- WHAT IS EXPECTED
Retype the data below without altering anything.

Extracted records
- - - - -

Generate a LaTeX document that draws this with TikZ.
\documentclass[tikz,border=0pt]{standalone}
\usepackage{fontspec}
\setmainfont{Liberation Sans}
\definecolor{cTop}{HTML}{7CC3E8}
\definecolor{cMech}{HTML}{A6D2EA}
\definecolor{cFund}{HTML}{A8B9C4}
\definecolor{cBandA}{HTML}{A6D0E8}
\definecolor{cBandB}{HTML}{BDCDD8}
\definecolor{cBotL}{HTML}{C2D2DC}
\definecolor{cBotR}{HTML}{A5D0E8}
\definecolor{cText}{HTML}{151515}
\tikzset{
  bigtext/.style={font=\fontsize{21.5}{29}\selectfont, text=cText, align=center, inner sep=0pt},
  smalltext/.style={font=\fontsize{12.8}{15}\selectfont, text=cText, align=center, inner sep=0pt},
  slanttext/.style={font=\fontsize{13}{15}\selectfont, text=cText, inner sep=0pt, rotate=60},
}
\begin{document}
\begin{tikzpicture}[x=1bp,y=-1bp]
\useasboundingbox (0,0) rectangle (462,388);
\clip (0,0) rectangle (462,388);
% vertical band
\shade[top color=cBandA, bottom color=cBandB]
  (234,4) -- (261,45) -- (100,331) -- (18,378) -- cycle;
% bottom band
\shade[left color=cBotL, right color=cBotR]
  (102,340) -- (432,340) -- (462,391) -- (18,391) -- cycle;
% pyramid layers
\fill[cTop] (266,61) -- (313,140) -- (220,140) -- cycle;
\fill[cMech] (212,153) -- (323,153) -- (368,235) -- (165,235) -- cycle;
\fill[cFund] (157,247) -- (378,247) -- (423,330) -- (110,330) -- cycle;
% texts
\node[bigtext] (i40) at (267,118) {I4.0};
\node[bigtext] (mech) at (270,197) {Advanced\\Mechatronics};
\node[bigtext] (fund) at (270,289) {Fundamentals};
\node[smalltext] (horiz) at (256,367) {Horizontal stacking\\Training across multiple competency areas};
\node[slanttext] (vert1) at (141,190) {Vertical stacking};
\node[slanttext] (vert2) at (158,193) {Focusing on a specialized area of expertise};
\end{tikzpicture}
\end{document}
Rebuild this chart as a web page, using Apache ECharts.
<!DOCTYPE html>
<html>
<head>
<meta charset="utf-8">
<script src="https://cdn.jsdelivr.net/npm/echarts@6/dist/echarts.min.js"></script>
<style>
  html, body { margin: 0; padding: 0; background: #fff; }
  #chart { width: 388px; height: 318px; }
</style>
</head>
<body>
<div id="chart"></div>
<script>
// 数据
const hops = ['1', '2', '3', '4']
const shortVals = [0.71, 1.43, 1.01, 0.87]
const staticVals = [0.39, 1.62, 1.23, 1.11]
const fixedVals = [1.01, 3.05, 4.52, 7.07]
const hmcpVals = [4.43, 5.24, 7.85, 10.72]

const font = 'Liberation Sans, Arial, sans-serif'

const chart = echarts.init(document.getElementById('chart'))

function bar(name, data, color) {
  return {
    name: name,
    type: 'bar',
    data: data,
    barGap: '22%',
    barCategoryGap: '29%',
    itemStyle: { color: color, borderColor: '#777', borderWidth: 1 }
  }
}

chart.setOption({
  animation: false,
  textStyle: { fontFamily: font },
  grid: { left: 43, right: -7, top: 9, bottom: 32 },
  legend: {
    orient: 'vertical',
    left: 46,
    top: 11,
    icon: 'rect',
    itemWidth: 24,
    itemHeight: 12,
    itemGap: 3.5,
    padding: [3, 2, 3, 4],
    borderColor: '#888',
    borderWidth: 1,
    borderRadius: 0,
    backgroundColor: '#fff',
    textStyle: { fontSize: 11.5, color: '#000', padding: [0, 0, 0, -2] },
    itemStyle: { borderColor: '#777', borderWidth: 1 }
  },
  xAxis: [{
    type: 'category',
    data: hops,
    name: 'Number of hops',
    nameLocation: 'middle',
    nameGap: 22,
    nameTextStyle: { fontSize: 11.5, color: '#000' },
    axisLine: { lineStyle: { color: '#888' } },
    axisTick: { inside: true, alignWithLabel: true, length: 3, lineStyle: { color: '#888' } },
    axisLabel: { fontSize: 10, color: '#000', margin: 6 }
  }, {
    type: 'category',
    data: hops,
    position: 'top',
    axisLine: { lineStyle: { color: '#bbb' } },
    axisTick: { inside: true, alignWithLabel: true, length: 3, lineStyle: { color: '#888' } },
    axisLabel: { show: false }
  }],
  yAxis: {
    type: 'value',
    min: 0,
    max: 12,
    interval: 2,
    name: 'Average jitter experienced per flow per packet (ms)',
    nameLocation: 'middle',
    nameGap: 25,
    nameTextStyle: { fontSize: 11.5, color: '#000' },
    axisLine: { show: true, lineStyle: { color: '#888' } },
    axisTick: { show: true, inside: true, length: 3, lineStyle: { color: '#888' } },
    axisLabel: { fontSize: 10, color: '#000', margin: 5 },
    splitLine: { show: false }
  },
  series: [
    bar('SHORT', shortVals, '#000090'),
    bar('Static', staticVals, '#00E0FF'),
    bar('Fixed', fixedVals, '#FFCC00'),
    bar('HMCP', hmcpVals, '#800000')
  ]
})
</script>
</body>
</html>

- - - - -

- ANSWER FOR THIS EXERCISE
Generate a LaTeX document that draws this with TikZ.
\documentclass[tikz,border=0pt]{standalone}
\usepackage{fontspec}
\setmainfont{Liberation Sans}
\definecolor{cTop}{HTML}{7CC3E8}
\definecolor{cMech}{HTML}{A6D2EA}
\definecolor{cFund}{HTML}{A8B9C4}
\definecolor{cBandA}{HTML}{A6D0E8}
\definecolor{cBandB}{HTML}{BDCDD8}
\definecolor{cBotL}{HTML}{C2D2DC}
\definecolor{cBotR}{HTML}{A5D0E8}
\definecolor{cText}{HTML}{151515}
\tikzset{
  bigtext/.style={font=\fontsize{21.5}{29}\selectfont, text=cText, align=center, inner sep=0pt},
  smalltext/.style={font=\fontsize{12.8}{15}\selectfont, text=cText, align=center, inner sep=0pt},
  slanttext/.style={font=\fontsize{13}{15}\selectfont, text=cText, inner sep=0pt, rotate=60},
}
\begin{document}
\begin{tikzpicture}[x=1bp,y=-1bp]
\useasboundingbox (0,0) rectangle (462,388);
\clip (0,0) rectangle (462,388);
% vertical band
\shade[top color=cBandA, bottom color=cBandB]
  (234,4) -- (261,45) -- (100,331) -- (18,378) -- cycle;
% bottom band
\shade[left color=cBotL, right color=cBotR]
  (102,340) -- (432,340) -- (462,391) -- (18,391) -- cycle;
% pyramid layers
\fill[cTop] (266,61) -- (313,140) -- (220,140) -- cycle;
\fill[cMech] (212,153) -- (323,153) -- (368,235) -- (165,235) -- cycle;
\fill[cFund] (157,247) -- (378,247) -- (423,330) -- (110,330) -- cycle;
% texts
\node[bigtext] (i40) at (267,118) {I4.0};
\node[bigtext] (mech) at (270,197) {Advanced\\Mechatronics};
\node[bigtext] (fund) at (270,289) {Fundamentals};
\node[smalltext] (horiz) at (256,367) {Horizontal stacking\\Training across multiple competency areas};
\node[slanttext] (vert1) at (141,190) {Vertical stacking};
\node[slanttext] (vert2) at (158,193) {Focusing on a specialized area of expertise};
\end{tikzpicture}
\end{document}
Rebuild this chart as a web page, using Apache ECharts.
<!DOCTYPE html>
<html>
<head>
<meta charset="utf-8">
<script src="https://cdn.jsdelivr.net/npm/echarts@6/dist/echarts.min.js"></script>
<style>
  html, body { margin: 0; padding: 0; background: #fff; }
  #chart { width: 388px; height: 318px; }
</style>
</head>
<body>
<div id="chart"></div>
<script>
// 数据
const hops = ['1', '2', '3', '4']
const shortVals = [0.71, 1.43, 1.01, 0.87]
const staticVals = [0.39, 1.62, 1.23, 1.11]
const fixedVals = [1.01, 3.05, 4.52, 7.07]
const hmcpVals = [4.43, 5.24, 7.85, 10.72]

const font = 'Liberation Sans, Arial, sans-serif'

const chart = echarts.init(document.getElementById('chart'))

function bar(name, data, color) {
  return {
    name: name,
    type: 'bar',
    data: data,
    barGap: '22%',
    barCategoryGap: '29%',
    itemStyle: { color: color, borderColor: '#777', borderWidth: 1 }
  }
}

chart.setOption({
  animation: false,
  textStyle: { fontFamily: font },
  grid: { left: 43, right: -7, top: 9, bottom: 32 },
  legend: {
    orient: 'vertical',
    left: 46,
    top: 11,
    icon: 'rect',
    itemWidth: 24,
    itemHeight: 12,
    itemGap: 3.5,
    padding: [3, 2, 3, 4],
    borderColor: '#888',
    borderWidth: 1,
    borderRadius: 0,
    backgroundColor: '#fff',
    textStyle: { fontSize: 11.5, color: '#000', padding: [0, 0, 0, -2] },
    itemStyle: { borderColor: '#777', borderWidth: 1 }
  },
  xAxis: [{
    type: 'category',
    data: hops,
    name: 'Number of hops',
    nameLocation: 'middle',
    nameGap: 22,
    nameTextStyle: { fontSize: 11.5, color: '#000' },
    axisLine: { lineStyle: { color: '#888' } },
    axisTick: { inside: true, alignWithLabel: true, length: 3, lineStyle: { color: '#888' } },
    axisLabel: { fontSize: 10, color: '#000', margin: 6 }
  }, {
    type: 'category',
    data: hops,
    position: 'top',
    axisLine: { lineStyle: { color: '#bbb' } },
    axisTick: { inside: true, alignWithLabel: true, length: 3, lineStyle: { color: '#888' } },
    axisLabel: { show: false }
  }],
  yAxis: {
    type: 'value',
    min: 0,
    max: 12,
    interval: 2,
    name: 'Average jitter experienced per flow per packet (ms)',
    nameLocation: 'middle',
    nameGap: 25,
    nameTextStyle: { fontSize: 11.5, color: '#000' },
    axisLine: { show: true, lineStyle: { color: '#888' } },
    axisTick: { show: true, inside: true, length: 3, lineStyle: { color: '#888' } },
    axisLabel: { fontSize: 10, color: '#000', margin: 5 },
    splitLine: { show: false }
  },
  series: [
    bar('SHORT', shortVals, '#000090'),
    bar('Static', staticVals, '#00E0FF'),
    bar('Fixed', fixedVals, '#FFCC00'),
    bar('HMCP', hmcpVals, '#800000')
  ]
})
</script>
</body>
</html>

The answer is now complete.